The Coeliac Association keeps receiving complaints from members and the general public on the numerous issues coeliacs experience when eating out.
These are some examples experienced by coeliacs:
- Gluten free burger: asked whether it is suitable for coeliacs, the reply was that the bun is gluten free but cannot be sure about the rest of the ingredients
- A simple salad or soup having breadsticks or croutons added without them being mentioned on the menu
- Waiters serving tables: the first waiter would be notified that someone is coeliac, the next waiter attending the table would be completely unaware
- Dealing with complaints: coeliacs who complain to a restaurant that the food might have been cross contaminated will get a response that it is their risk for dining in their restaurant as they cannot guarantee food will not be contaminated
- Using the term coeliac disease causes confusion, some restaurants will only be able to help after using the term ‘gluten free’

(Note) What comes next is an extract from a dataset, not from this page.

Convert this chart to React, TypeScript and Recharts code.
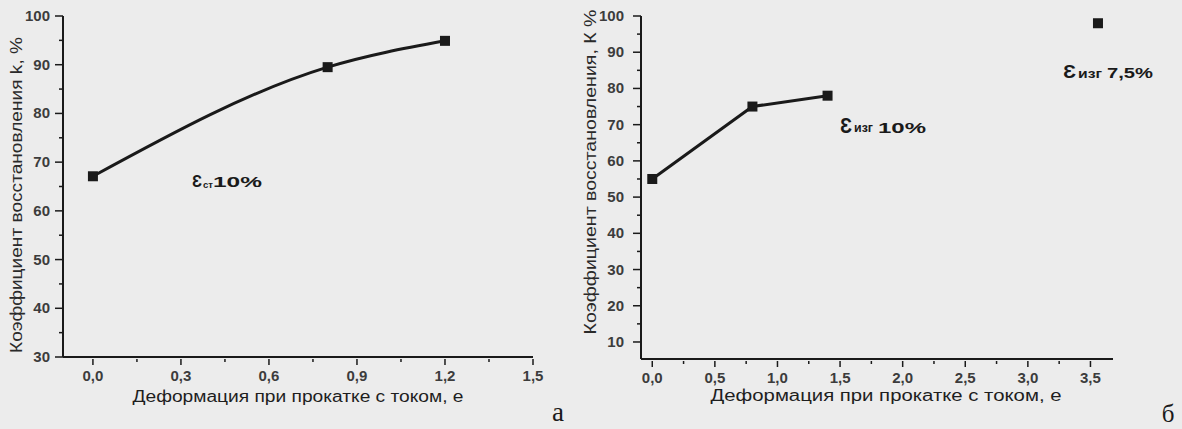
import React from "react";
// Recovery coefficient vs. rolling-with-current strain, two panels (а, б)

import { ComposedChart, Line, XAxis, YAxis } from "recharts";

// panel а
const strainA = [0, 0.8, 1.2];
const recoveryA = [67.1, 89.5, 94.9];
const xMajorA = [0, 0.3, 0.6, 0.9, 1.2, 1.5];
const xMinorA = [0.15, 0.45, 0.75, 1.05, 1.35];
const yMajorA = [30, 40, 50, 60, 70, 80, 90, 100];
const yMinorA = [35, 45, 55, 65, 75, 85, 95];

// panel б
const strainB = [0, 0.8, 1.4];
const recoveryB = [55, 75, 78];
const strainB2 = [3.56];
const recoveryB2 = [98];
const xMajorB = [0, 0.5, 1, 1.5, 2, 2.5, 3, 3.5];
const xMinorB = [0.25, 0.75, 1.25, 1.75, 2.25, 2.75, 3.25];
const yMajorB = [10, 20, 30, 40, 50, 60, 70, 80, 90, 100];
const yMinorB = [15, 25, 35, 45, 55, 65, 75, 85, 95];

const INK = "#1a1a1a";
const TICK_TEXT = "#3c3c3c";
const FONT = "'Liberation Sans', Arial, sans-serif";

const rows = (xs: number[], ys: number[]) => xs.map((x, i) => ({ x, y: ys[i] }));
const isIn = (list: number[], v: number) => list.some((m) => Math.abs(m - v) < 1e-6);
const fmt = (v: number) => v.toFixed(1).replace(".", ",");

function SquareDot(props: any) {
  const { cx, cy, index } = props;
  if (cx == null || cy == null) return null;
  return <rect key={index} x={cx - 5} y={cy - 5} width={10} height={10} fill={INK} />;
}

function makeXTick(majors: number[]) {
  return (props: any) => {
    const { x, y, payload } = props;
    const major = isIn(majors, payload.value);
    return (
      <g>
        <line x1={x} x2={x} y1={y + 2} y2={y + (major ? 8 : 5)} stroke={INK} strokeWidth={1.5} />
        {major && (
          <text x={x} y={y + 24} textAnchor="middle" fontSize={15} fontWeight="bold" fill={TICK_TEXT} fontFamily={FONT}>
            {fmt(payload.value)}
          </text>
        )}
      </g>
    );
  };
}

function makeYTick(majors: number[], gap: number) {
  return (props: any) => {
    const { x, y, payload } = props;
    const major = isIn(majors, payload.value);
    return (
      <g>
        <line x1={x - (major ? 8 : 4)} x2={x} y1={y} y2={y} stroke={INK} strokeWidth={1.5} />
        {major && (
          <text x={x - gap} y={y + 5} textAnchor="end" fontSize={15} fontWeight="bold" fill={TICK_TEXT} fontFamily={FONT}>
            {payload.value}
          </text>
        )}
      </g>
    );
  };
}

const axisLine = { stroke: INK, strokeWidth: 2 };

export default function App() {
  const ticksXA = [...xMajorA, ...xMinorA].sort((a, b) => a - b);
  const ticksYA = [...yMajorA, ...yMinorA].sort((a, b) => a - b);
  const ticksXB = [...xMajorB, ...xMinorB].sort((a, b) => a - b);
  const ticksYB = [...yMajorB, ...yMinorB].sort((a, b) => a - b);

  return (
    <div style={{ position: "absolute", left: 0, top: 0, width: 1182, height: 429, background: "#ececec", overflow: "hidden" }}>
      <div style={{ position: "absolute", left: 0, top: 0 }}>
        <ComposedChart width={600} height={429} margin={{ top: 16, right: 67, bottom: 42, left: 0 }}>
          <XAxis
            type="number"
            dataKey="x"
            domain={[-0.102, 1.5]}
            ticks={ticksXA}
            interval={0}
            height={30}
            tickLine={false}
            tickSize={0}
            tickMargin={0}
            axisLine={axisLine}
            tick={makeXTick(xMajorA)}
            allowDataOverflow
          />
          <YAxis
            type="number"
            domain={[30, 100]}
            ticks={ticksYA}
            interval={0}
            width={63}
            tickLine={false}
            tickSize={0}
            tickMargin={0}
            axisLine={axisLine}
            tick={makeYTick(yMajorA, 13)}
            allowDataOverflow
          />
          <Line
            data={rows(strainA, recoveryA)}
            dataKey="y"
            type="monotone"
            stroke={INK}
            strokeWidth={3}
            dot={SquareDot}
            activeDot={false}
            isAnimationActive={false}
          />
        </ComposedChart>
      </div>

      <div style={{ position: "absolute", left: 590, top: 0 }}>
        <ComposedChart width={592} height={429} margin={{ top: 16, right: 69, bottom: 40, left: 0 }}>
          <XAxis
            type="number"
            dataKey="x"
            domain={[-0.09, 3.68]}
            ticks={ticksXB}
            interval={0}
            height={30}
            tickLine={false}
            tickSize={0}
            tickMargin={0}
            axisLine={axisLine}
            tick={makeXTick(xMajorB)}
            allowDataOverflow
          />
          <YAxis
            type="number"
            domain={[5.3, 100]}
            ticks={ticksYB}
            interval={0}
            width={51}
            tickLine={false}
            tickSize={0}
            tickMargin={0}
            axisLine={axisLine}
            tick={makeYTick(yMajorB, 17)}
            allowDataOverflow
          />
          <Line
            data={rows(strainB, recoveryB)}
            dataKey="y"
            type="linear"
            stroke={INK}
            strokeWidth={3}
            dot={SquareDot}
            activeDot={false}
            isAnimationActive={false}
          />
          <Line
            data={rows(strainB2, recoveryB2)}
            dataKey="y"
            type="linear"
            stroke="none"
            dot={SquareDot}
            activeDot={false}
            isAnimationActive={false}
          />
        </ComposedChart>
      </div>

      <svg width={1182} height={429} style={{ position: "absolute", left: 0, top: 0, pointerEvents: "none" }} fontFamily={FONT}>
        {/* axis titles */}
        <text transform="translate(22,195) rotate(-90)" textAnchor="middle" fontSize={16} fill="#2a2a2a" textLength={316} lengthAdjust="spacingAndGlyphs">
          Коэффициент восстановления k, %
        </text>
        <text transform="translate(596,172) rotate(-90)" textAnchor="middle" fontSize={16} fill="#2a2a2a" textLength={325} lengthAdjust="spacingAndGlyphs">
          Коэффициент восстановления, К %
        </text>
        <text x={298} y={402} textAnchor="middle" fontSize={16} fill="#1e1e1e" textLength={331} lengthAdjust="spacingAndGlyphs">
          Деформация при прокатке с током, е
        </text>
        <text x={886} y={401} textAnchor="middle" fontSize={16} fill="#1e1e1e" textLength={351} lengthAdjust="spacingAndGlyphs">
          Деформация при прокатке с током, е
        </text>

        {/* curve annotations */}
        <text x={192} y={187} fontSize={16} fontWeight="bold" fill={INK} textLength={10} lengthAdjust="spacingAndGlyphs">Ɛ</text>
        <text x={203} y={188} fontSize={9} fontWeight="bold" fill={INK} textLength={10} lengthAdjust="spacingAndGlyphs">ст</text>
        <text x={213} y={187} fontSize={14} fontWeight="bold" fill={INK} textLength={49} lengthAdjust="spacingAndGlyphs">10%</text>

        <text x={840} y={133} fontSize={22} fontWeight="bold" fill={INK} textLength={12} lengthAdjust="spacingAndGlyphs">Ɛ</text>
        <text x={854} y={132} fontSize={13} fontWeight="bold" fill={INK} textLength={19} lengthAdjust="spacingAndGlyphs">изг</text>
        <text x={878} y={133} fontSize={15} fontWeight="bold" fill={INK} textLength={48} lengthAdjust="spacingAndGlyphs">10%</text>

        <text x={1063} y={78} fontSize={18} fontWeight="bold" fill={INK} textLength={13} lengthAdjust="spacingAndGlyphs">Ɛ</text>
        <text x={1078} y={78} fontSize={12} fontWeight="bold" fill={INK} textLength={24} lengthAdjust="spacingAndGlyphs">изг</text>
        <text x={1107} y={78} fontSize={15} fontWeight="bold" fill={INK} textLength={46} lengthAdjust="spacingAndGlyphs">7,5%</text>

        {/* panel letters */}
        <text x={558} y={421} textAnchor="middle" fontSize={27} fill="#1a1a1a" fontFamily="'Liberation Serif', 'Times New Roman', serif">а</text>
        <text x={1168} y={422} textAnchor="middle" fontSize={25} fill="#1a1a1a" fontFamily="'Liberation Serif', 'Times New Roman', serif">б</text>
      </svg>
    </div>
  );
}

Restaurants keep advertising gluten free food but state that it is not suitable for coeliacs. We cannot emphasise enough how contradictory such a statement is.
In the past months we have attempted to discuss these issues with the Malta Hotels and Restaurants Association (MHRA), Malta Tourism Authority (MTA) and Food Safety Commission (FSC).

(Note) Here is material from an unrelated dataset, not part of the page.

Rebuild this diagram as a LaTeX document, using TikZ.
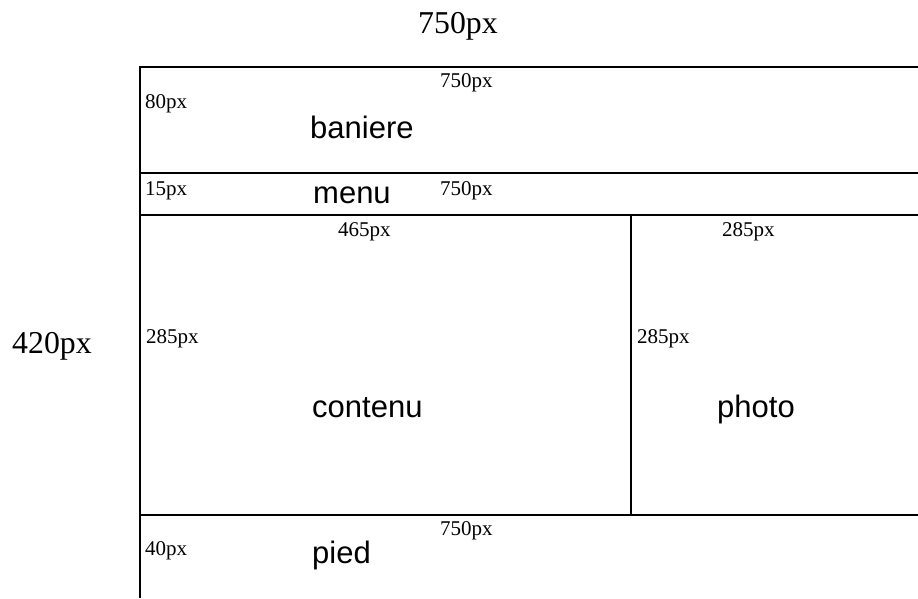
\documentclass[tikz,border=0pt]{standalone}
\usepackage{fontspec}
\setmainfont{Liberation Serif}
\newfontfamily\arialf{Liberation Sans}
\begin{document}
\begin{tikzpicture}[x=1pt,y=-1pt,
  dimlbl/.style={anchor=base west,inner sep=0pt,font=\fontsize{21}{21}\selectfont},
  biglbl/.style={anchor=base west,inner sep=0pt,font=\fontsize{31.8}{31.8}\selectfont},
  zonelbl/.style={anchor=base west,inner sep=0pt,font=\arialf\fontsize{31}{31}\selectfont},
  rulel/.style={line width=2pt,black}]
\useasboundingbox (0,0) rectangle (918,598);
% frame coordinates
\coordinate (tl) at (140,67);
\coordinate (tr) at (918,67);
\coordinate (bl) at (140,598);
\coordinate (m1l) at (140,173);
\coordinate (m1r) at (918,173);
\coordinate (c1l) at (140,215);
\coordinate (c1r) at (918,215);
\coordinate (p1l) at (140,515);
\coordinate (p1r) at (918,515);
\coordinate (vt) at (631,215);
\coordinate (vb) at (631,515);
\draw[rulel] (tr) -- (tl) -- (bl);
\draw[rulel] (m1l) -- (m1r);
\draw[rulel] (c1l) -- (c1r);
\draw[rulel] (p1l) -- (p1r);
\draw[rulel] (vt) -- (vb);
% outer dimensions
\node[biglbl] (wtitle) at (418,33) {750px};
\node[biglbl] (htitle) at (12,353) {420px};
% baniere
\node[dimlbl] (bw) at (440,87) {750px};
\node[dimlbl] (bh) at (145,108) {80px};
\node[zonelbl] (ban) at (310,138) {baniere};
% menu
\node[dimlbl] (mh) at (145,195) {15px};
\node[zonelbl] (men) at (313,203) {menu};
\node[dimlbl] (mw) at (440,195) {750px};
% contenu
\node[dimlbl] (cw) at (338,236) {465px};
\node[dimlbl] (ch) at (146,343) {285px};
\node[zonelbl] (cont) at (312,417) {contenu};
% photo
\node[dimlbl] (pw) at (722,236) {285px};
\node[dimlbl] (ph) at (637,343) {285px};
\node[zonelbl] (phot) at (717,417) {photo};
% pied
\node[dimlbl] (fw) at (440,535) {750px};
\node[dimlbl] (fh) at (145,555) {40px};
\node[zonelbl] (pied) at (312,563) {pied};
\end{tikzpicture}
\end{document}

The only response we received was from the FSC that these issues will be discussed during their next meeting, we have been waiting for over 3 months.

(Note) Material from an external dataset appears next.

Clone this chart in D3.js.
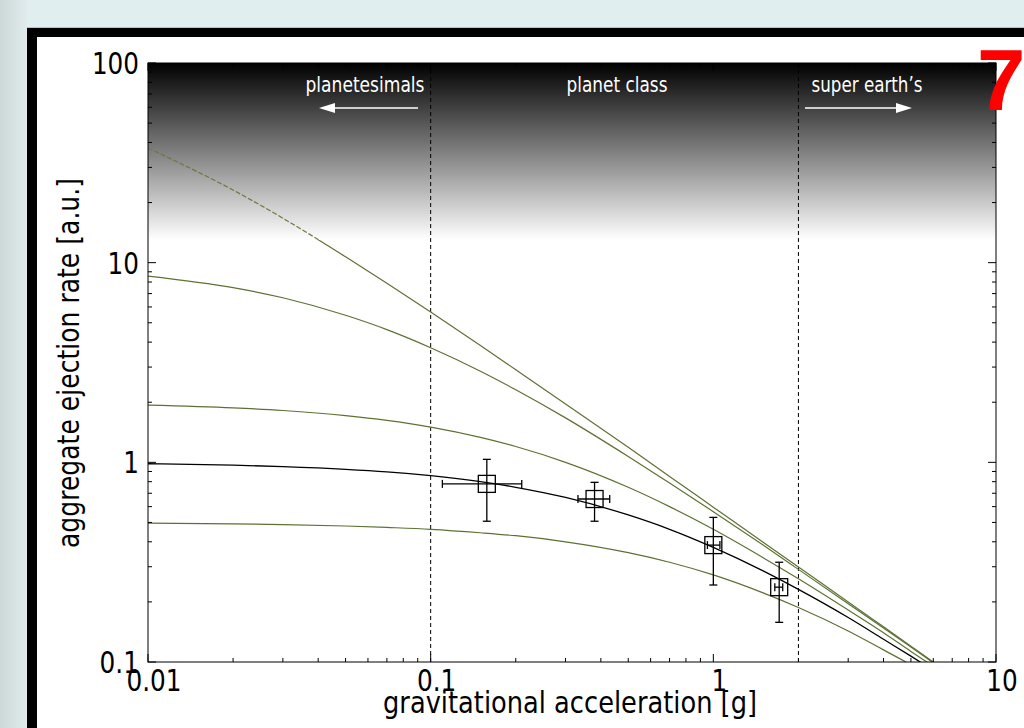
<!DOCTYPE html>
<html>
<head>
<meta charset="utf-8">
<script src="https://cdn.jsdelivr.net/npm/d3@7"></script>
<style>
  html, body { margin: 0; padding: 0; background: #e1eeef; overflow: hidden; }
  svg { display: block; font-family: "DejaVu Sans", sans-serif; }
</style>
</head>
<body>
<script>
// curve samples (x in g, y in a.u.)
const gSamples = [0.01, 0.02, 0.03, 0.05, 0.07, 0.1, 0.15, 0.2, 0.3, 0.5, 0.7, 1, 1.5, 2, 3, 4, 5, 6, 7];
const curve100 = [37.5, 23.1, 16.7, 10.7, 7.89, 5.66, 3.85, 2.91, 1.96, 1.19, 0.85, 0.596, 0.398, 0.299, 0.2, 0.15, 0.12, 0.1, 0.0856];
const curve10  = [8.57, 7.5, 6.67, 5.45, 4.62, 3.75, 2.86, 2.31, 1.67, 1.07, 0.789, 0.566, 0.385, 0.291, 0.196, 0.148, 0.119, 0.099, 0.085];
const curve2   = [1.935, 1.875, 1.818, 1.714, 1.622, 1.5, 1.333, 1.2, 1.0, 0.75, 0.6, 0.462, 0.333, 0.261, 0.182, 0.14, 0.113, 0.0952, 0.0822];
const curve1   = [0.984, 0.968, 0.952, 0.923, 0.896, 0.857, 0.8, 0.75, 0.667, 0.545, 0.462, 0.375, 0.286, 0.231, 0.167, 0.13, 0.107, 0.0909, 0.079];
const curve05  = [0.496, 0.492, 0.488, 0.48, 0.472, 0.462, 0.444, 0.429, 0.4, 0.353, 0.316, 0.273, 0.222, 0.1875, 0.143, 0.115, 0.0968, 0.0833, 0.073];

// measured points with error bars
const ptX    = [0.158, 0.38, 1.0, 1.71];
const ptY    = [0.78, 0.655, 0.385, 0.237];
const ptXlo  = [0.110, 0.332, 0.953, 1.65];
const ptXhi  = [0.210, 0.430, 1.055, 1.76];
const ptYlo  = [0.507, 0.507, 0.243, 0.158];
const ptYhi  = [1.035, 0.794, 0.53, 0.316];

const xTicks = [0.01, 0.1, 1, 10];
const yTicks = [0.1, 1, 10, 100];
const xTickLabels = ['0.01', '0.1', '1', '10'];
const yTickLabels = ['0.1', '1', '10', '100'];
const classBounds = [0.1, 2];
const regionLabels = ['planetesimals', 'planet class', 'super earth\u2019s'];
const fadeTo = 13;   // value where the dark band has faded to white

const width = 1024, height = 728;
const svg = d3.select('body').append('svg').attr('width', width).attr('height', height);
const defs = svg.append('defs');

// page background + frame
const side = defs.append('linearGradient').attr('id', 'side');
side.append('stop').attr('offset', '0%').attr('stop-color', '#cdd8d9');
side.append('stop').attr('offset', '100%').attr('stop-color', '#e0ecec');
svg.append('rect').attr('width', width).attr('height', height).attr('fill', '#e1eeef');
svg.append('rect').attr('width', 27).attr('height', height).attr('fill', 'url(#side)');
svg.append('rect').attr('x', 27).attr('y', 27).attr('width', 1100).attr('height', 1).attr('fill', '#b5c2c3');
svg.append('rect').attr('x', 27).attr('y', 28).attr('width', 1100).attr('height', 800).attr('fill', '#000');
svg.append('rect').attr('x', 37).attr('y', 37).attr('width', 1100).attr('height', 800).attr('fill', '#fff');

const pLeft = 148, pRight = 996, pTop = 63, pBottom = 662;
const x = d3.scaleLog().domain([0.01, 10]).range([pLeft, pRight]);
const y = d3.scaleLog().domain([0.1, 100]).range([pBottom, pTop]);

defs.append('clipPath').attr('id', 'plot').append('rect')
  .attr('x', pLeft).attr('y', pTop).attr('width', pRight - pLeft).attr('height', pBottom - pTop);
defs.append('clipPath').attr('id', 'dark').append('rect')
  .attr('x', pLeft).attr('y', pTop).attr('width', pRight - pLeft).attr('height', y(fadeTo) - pTop);
defs.append('clipPath').attr('id', 'light').append('rect')
  .attr('x', pLeft).attr('y', y(fadeTo)).attr('width', pRight - pLeft).attr('height', pBottom - y(fadeTo));

// dark band at the top
const band = defs.append('linearGradient').attr('id', 'band')
  .attr('gradientUnits', 'userSpaceOnUse')
  .attr('x1', 0).attr('x2', 0).attr('y1', pTop).attr('y2', y(fadeTo));
band.append('stop').attr('offset', '0%').attr('stop-color', '#000');
band.append('stop').attr('offset', '100%').attr('stop-color', '#fff');
svg.append('rect').attr('x', pLeft).attr('y', pTop).attr('width', pRight - pLeft)
  .attr('height', y(fadeTo) - pTop).attr('fill', 'url(#band)');

// class boundaries
svg.append('g').selectAll('line').data(classBounds).join('line')
  .attr('x1', d => x(d)).attr('x2', d => x(d)).attr('y1', pTop).attr('y2', pBottom)
  .attr('stroke', '#000').attr('stroke-width', 1).attr('stroke-dasharray', '4,3');

// curves
const line = d3.line().x((d, i) => x(gSamples[i])).y(d => y(d)).curve(d3.curveMonotoneX);
const green = '#5d7232';
const curves = svg.append('g').attr('clip-path', 'url(#plot)');
[curve10, curve2, curve05].forEach(c => {
  curves.append('path').attr('d', line(c)).attr('fill', 'none').attr('stroke', green).attr('stroke-width', 1.2);
});
curves.append('g').attr('clip-path', 'url(#light)').append('path').attr('d', line(curve100))
  .attr('fill', 'none').attr('stroke', green).attr('stroke-width', 1.2);
curves.append('g').attr('clip-path', 'url(#dark)').append('path').attr('d', line(curve100))
  .attr('fill', 'none').attr('stroke', '#6b7a3a').attr('stroke-width', 1.2).attr('stroke-dasharray', '5,2');
curves.append('path').attr('d', line(curve1)).attr('fill', 'none').attr('stroke', '#000').attr('stroke-width', 1.3);

// data points
const pts = svg.append('g').attr('stroke', '#000').attr('stroke-width', 1.3).attr('fill', 'none');
ptX.forEach((px, i) => {
  const cx = x(px), cy = y(ptY[i]);
  pts.append('line').attr('x1', cx).attr('x2', cx).attr('y1', y(ptYlo[i])).attr('y2', y(ptYhi[i]));
  pts.append('line').attr('x1', cx - 4).attr('x2', cx + 4).attr('y1', y(ptYlo[i])).attr('y2', y(ptYlo[i]));
  pts.append('line').attr('x1', cx - 4).attr('x2', cx + 4).attr('y1', y(ptYhi[i])).attr('y2', y(ptYhi[i]));
  pts.append('line').attr('x1', x(ptXlo[i])).attr('x2', x(ptXhi[i])).attr('y1', cy).attr('y2', cy);
  pts.append('line').attr('x1', x(ptXlo[i])).attr('x2', x(ptXlo[i])).attr('y1', cy - 4).attr('y2', cy + 4);
  pts.append('line').attr('x1', x(ptXhi[i])).attr('x2', x(ptXhi[i])).attr('y1', cy - 4).attr('y2', cy + 4);
  pts.append('rect').attr('x', cx - 8.5).attr('y', cy - 8.5).attr('width', 17).attr('height', 17);
});

// region labels and arrows
const labelX = [365, 617, 867];
svg.append('g').selectAll('text').data(regionLabels).join('text')
  .attr('x', (d, i) => labelX[i]).attr('y', 92)
  .attr('text-anchor', 'middle').attr('fill', '#fff').attr('font-size', 21)
  .attr('textLength', (d, i) => [119, 101, 111][i]).attr('lengthAdjust', 'spacingAndGlyphs')
  .text(d => d);
const arrowY = 108;
svg.append('line').attr('x1', 418).attr('x2', 332).attr('y1', arrowY).attr('y2', arrowY).attr('stroke', '#fff').attr('stroke-width', 1.5);
svg.append('path').attr('d', `M319,${arrowY} L335,${arrowY - 5} L335,${arrowY + 5} Z`).attr('fill', '#fff');
svg.append('line').attr('x1', 805).attr('x2', 898).attr('y1', arrowY).attr('y2', arrowY).attr('stroke', '#fff').attr('stroke-width', 1.5);
svg.append('path').attr('d', `M912,${arrowY} L896,${arrowY - 5} L896,${arrowY + 5} Z`).attr('fill', '#fff');

// axes with inward ticks on all sides
const minorX = [], minorY = [];
for (let e = -2; e < 1; e++) for (let k = 2; k < 10; k++) minorX.push(k * Math.pow(10, e));
for (let e = -1; e < 2; e++) for (let k = 2; k < 10; k++) minorY.push(k * Math.pow(10, e));
const ax = svg.append('g').attr('stroke', '#000').attr('stroke-width', 1);
ax.append('rect').attr('x', pLeft).attr('y', pTop).attr('width', pRight - pLeft).attr('height', pBottom - pTop).attr('fill', 'none');
[[xTicks, 8], [minorX, 4]].forEach(([ticks, len]) => {
  ticks.forEach(t => {
    ax.append('line').attr('x1', x(t)).attr('x2', x(t)).attr('y1', pBottom).attr('y2', pBottom - len);
    ax.append('line').attr('x1', x(t)).attr('x2', x(t)).attr('y1', pTop).attr('y2', pTop + len);
  });
});
[[yTicks, 8], [minorY, 4]].forEach(([ticks, len]) => {
  ticks.forEach(t => {
    ax.append('line').attr('x1', pLeft).attr('x2', pLeft + len).attr('y1', y(t)).attr('y2', y(t));
    ax.append('line').attr('x1', pRight).attr('x2', pRight - len).attr('y1', y(t)).attr('y2', y(t));
  });
});

const numLen = s => s.replace(/[^0-9]/g, '').length * 15.7 + (s.match(/\./g) || []).length * 8;
svg.append('g').selectAll('text').data(yTicks).join('text')
  .attr('x', 139).attr('y', d => y(d) + 11).attr('text-anchor', 'end')
  .attr('font-size', 31).attr('fill', '#000')
  .attr('textLength', (d, i) => numLen(yTickLabels[i])).attr('lengthAdjust', 'spacingAndGlyphs')
  .text((d, i) => yTickLabels[i]);
svg.append('g').selectAll('text').data(xTicks).join('text')
  .attr('x', d => x(d) + 6).attr('y', 691).attr('text-anchor', 'middle')
  .attr('font-size', 31).attr('fill', '#000')
  .attr('textLength', (d, i) => numLen(xTickLabels[i])).attr('lengthAdjust', 'spacingAndGlyphs')
  .text((d, i) => xTickLabels[i]);

svg.append('text').attr('x', 570).attr('y', 713).attr('text-anchor', 'middle')
  .attr('font-size', 30).attr('textLength', 374).attr('lengthAdjust', 'spacingAndGlyphs')
  .text('gravitational acceleration [g]');
svg.append('text').attr('transform', 'translate(79,363) rotate(-90)').attr('text-anchor', 'middle')
  .attr('font-size', 30).attr('textLength', 370).attr('lengthAdjust', 'spacingAndGlyphs')
  .text('aggregate ejection rate [a.u.]');

// slide number
svg.append('text').attr('x', 977).attr('y', 110)
  .attr('font-family', '"Liberation Sans", Arial, sans-serif').attr('font-weight', 'bold')
  .attr('font-size', 87).attr('fill', '#ff0000').text('7');
</script>
</body>
</html>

As an Association we tend to be repeating ourselves but something needs to change. We are of the opinion that it is time to create food handling courses targeting gluten free catering. Such a course would include procedures such as:
- All staff members must be properly trained in allergens, cross-contamination and food handling on a regular basis
- At least one staff member knowledgeable on the above is always present to serve coeliacs
- A restaurant should store gluten free ingredients separately from normal ingredients
- A restaurant should have a separate area or kitchen to prepare gluten free food
As we stated in the past, this is not a witch hunt against restaurants, however we feel the catering industry needs help to confidently cater for coeliacs.
Whilst as an Association our focus is on coeliac disease and gluten, it’s important to highlight that all our concerns fall under European Regulation No 1169/2011 which details regulations not only for gluten but all 14 allergens. The regulation requires the “mandatory labelling for all foods of ingredients such as gluten-containing ingredients, with a scientifically proven allergenic or intolerance effect”. Furthermore, the regulation applies “also to non pre-packed foods such as those served in restaurants”.
One should note that this European Regulation legally binds Malta to adhere to.
Our intention will remain to see Malta implement systems in the catering industry that other European countries (UK, Italy, Spain, Poland and Cyprus to name a few) have had in place for years. We urge all relative authorities to take action on these issues.
This statement has been shared with media agencies and government authorities. We will keep our members updated with any progress.